Mohammed, a rotund Egyptian, explained with gleeful candour that 2,400 Czech crowns (£50) would buy half an hour of "anything".

With the summer stag season getting into full swing, the weekend Anglo-Saxon invaders make up the vast majority of Mohammed's client- ele. "The only people you get problems with are the British - but we have bouncers."

It is not difficult to see why the city has become the stag capital of Europe in just two short years - a proliferation of flights for as little as £18, beer at 50p a pint and hundreds of lap dancing clubs and brothels. Prague is beautiful, exotic, cheap and has its sexual wares plainly on show.

"They always like Pussy Galore - when they embarrass the groom by dragging him on stage and he is stripped by four or five strippers," explained doorman Patrick Sedlacek - a visual arts student by day.

Czech society may have an undercurrent of promiscuity: next to the exquisite Art Nouveau façade of the Grand Hotel Europa is an equally ornate establishment once inhabited by the prostitutes who awaited their wealthy clients 100 years ago. And the country now boasts one of the highest divorce rates in Europe. But outwardly they are a conservative people with strict rules of behaviour. Boasting reputedly the world's best beer and the highest consumption rate - an estimated 330 litres, or 580 pints, per year - they nevertheless do not tend to roam the streets in packs of 20, wearing false breasts and singing loudly.

Unsurprisingly, like the residents of Dublin and Amsterdam before them, the more genteel inhabitants of "Little Mother Prague" are beginning to tire of their visitors.

Journalist Johana Grohova talks of her resentment of the drunken men who board the bus she takes home: "They bother the women on the bus. They come here thinking this is a poor place and they have money and they can do whatever they want. They treat us like we are stupid."

The expats who sought out Prague for its culture are equally unimpressed. A columnist in The Prague Post recently proclaimed: "Those all-time record holders, the Americans, have been dethroned as the No 1 tourist plague of Prague ... When instant gratification isn't provided [the English] can be expected to put on a dazzling display of chair throwing and beer glass smashing."

Tourism forms Prague's second largest industry after the automotive business.

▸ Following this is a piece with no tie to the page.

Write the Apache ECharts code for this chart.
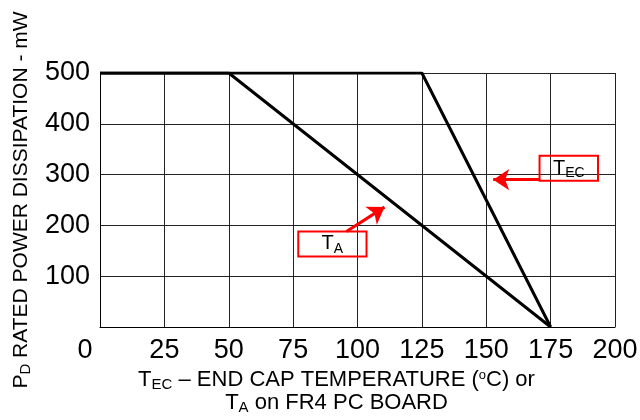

Recession in Germany has seen a 25 per cent drop in visitors from that country, with the Brits filling the void.

Companies such as Praguepissup.com have been only too happy to oblige. Manager Tom Kenyan explained that business has really taken off this year with hotels only too keen to take on the business.

"There is an interesting pattern. The expat owners of bars, they are the ones that are afraid of stag groups. But the Czech bar owners have no problem with them," he said, adding: "I live here and my wife is Czech. I also do not want people committing crime or disturbing locals. But what is wrong with two guys walking around in a wedding dress?"

The locals show as ambivalent a reaction to the phenomenon as the chief of police, Jiri Sellner. He initially said "Italians are wild, Dutch are wild, but Britons are the worst". Yet recently he insisted the latter were no worse than other visitors.

For many, revulsion is matched by amusement. "They behave like normal British pigs. Every day they are very drunk. They come to Prague to sit in some strip bar but I like them. They are funny. They are a joke," said Antonin Felfel, a PhD student driving a bicycle rickshaw bearing a Union Jack flag. A form of apartheid has developed. At the Bombay cocktail bar, a "no stag groups" sign was put up when the owner finally lost patience after a fight.

Down the road, Caffrey's had an almost exclusively foreign crowd including a stag party from Dublin who stopped socialising in their own city centre because of the English stag parties, now banned by the authorities from certain areas.

"I can empathise with the people of Prague," explained accountant Jason Kernan, 23, one of the jovial but raucous crowd celebrating a friend's impending nuptials.

While most are older and professionals, few will have bothered to sit through Don Giovanni at the glorious Estates Theatre the night before.

"We have done a bit of culture. Prague is a stupendous place. But essentially we are here for Don Peroni," explained 27-year-old salesman James Link.

Purists may be offended that Kafka's birthplace is turning into a den of iniquity, but as long as it provides cheap sex and beer on tap, British stag parties will drink from the fountain.

Nearby, Dean Lord's crowd had chosen the city for "cheap beer, cheap women ... and very nice architecture."

Kevin Ireland, 42, a friend and fellow Gloucestershire policeman may have collected leaflets from reputable museums to take home for his better half's benefit, but the only painting he had admired so far was the groom's varnished toenails and the easyJet flight attendant's "easygirl" signature on his T-shirt.

"The honest truth is that we went to a museum yesterday. It was the sex museum and it was very good value," explained a smiling PC Ireland before his friend Karl Tuley interjected seriously: "It is a great place and it blows your mind culture-wise. A few of us will come back with our partners and wives."